With all that in mind, the "multiply by infinity" is still by a wide margin the fastest variant, but only if your data set contains no zeroes.

pgimeno · Post by **pgimeno** » Mon Feb 26, 2018 9:51 am

Have you benchmarked it against the double multiply that coffeecat proposed?

Code: Select all

local function sign_clamp(x)
  return math.max(math.min(x * 1e200 * 1e200, 1), -1)
end

This one has no problem with zeros.

Edit:

Code: Select all

$ luajit
LuaJIT 2.0.4 -- Copyright (C) 2005-2015 Mike Pall. http://luajit.org/
JIT: ON CMOV SSE2 SSE3 SSE4.1 fold cse dce fwd dse narrow loop abc sink fuse
> function sign(x)
>>   x = x / (math.abs(x) + 1)
>>   return math.floor(x) + math.ceil(x)
>> end
> print(sign(1e20))
2
>

raidho36 · Post by **raidho36** » Mon Feb 26, 2018 10:43 am

~~Don't know why you'd want to multiply it two times - multiplying it once by 1e400 does the same job. And I'm pretty sure LuaJIT folds that operation anyway.~~ LuaJIT apparently doesn't support 80 bit values, so if you write 1e400 it turns into infinity. But you can get 1e400 inside the FPU if you multiply 1e200 by itself.

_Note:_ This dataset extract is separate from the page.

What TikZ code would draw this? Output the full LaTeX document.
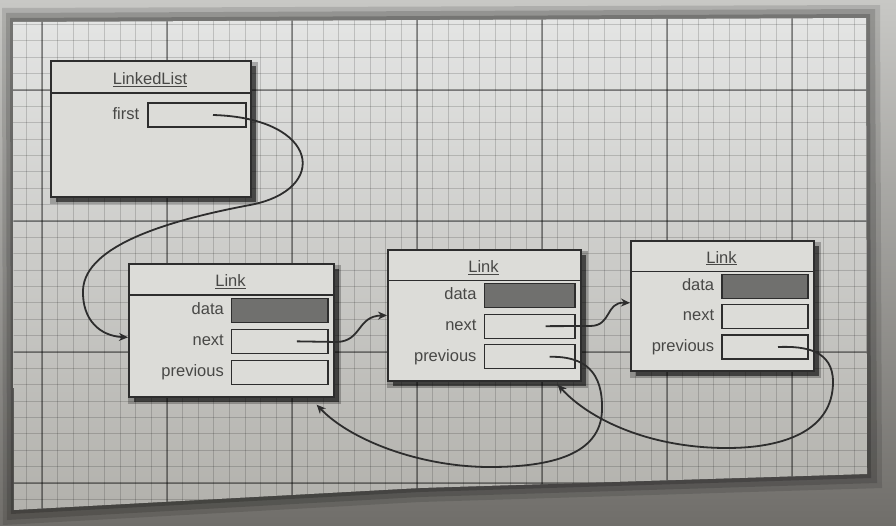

As I said, the above code works slower than normal division variant. It however is reliable in terms of producing correct output on various hardware. 1e400 is outside of double precision range so it's represented as infinity in a 64 bit floating point format, but X86's FPU is 80 bit and it has 15 bits of exponent (64 bit double has 11 bits) so you can get away with a little more range for an operation where one of the operands is an 80 bit compile-time value. If you attempt storing the 80 bit 1e400 value, which would be in a 64 bit double, you get a normal infinity and with it, NaNs. If you attempt using 1e5000 (greatly outside of even 80 bit range), you get NaNs. If you attempt this technique on devices with 64 bit FPU, you get NaNs too.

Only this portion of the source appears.